Additional comments for Tasmanian press:
“The Eastern Australian current used to bring warmer sub-tropical waters down the coast of the mainland past Sydney and to the south coast of NSW, but now these warmer waters reach down to eastern Tasmania each summer.
“The issue is that Tasmanian fisheries and marine life have evolved to thrive in colder water fed by sub-Antarctic currents, and these warmer waters are devastating our marine life and fisheries.
“The Tasmanian giant kelp forests have all but disappeared in recent years and every fisheries sector from oysters to abalone and rock lobster to salmon have been smashed by recent marine heatwaves.
“Tasmania is a global hotspot for warming oceans and is showing signs of rapid, frightening change, quite unlike other parts of the world. We need to employ a coordinated approach across science and industry to work out what this change means for our state and put in place plans that build resilience for industry and the environment to better deal with it.

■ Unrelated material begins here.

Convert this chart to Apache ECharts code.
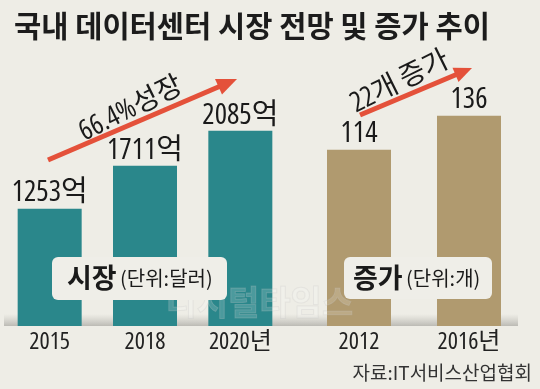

“These warming waters mean that industries like near-shore salmon farming are likely to be short-term prospects as temperatures rise above the tolerance levels for these cold water species. The abalone sector likewise, is struggling to keep harvesting levels at past rates as the warmer temperatures push the abalone out of range.
“Without embedding climate change into planning decisions and quotas for all Tasmanian aquatic industries we are likely to make decisions with lasting negative consequences,” he concluded.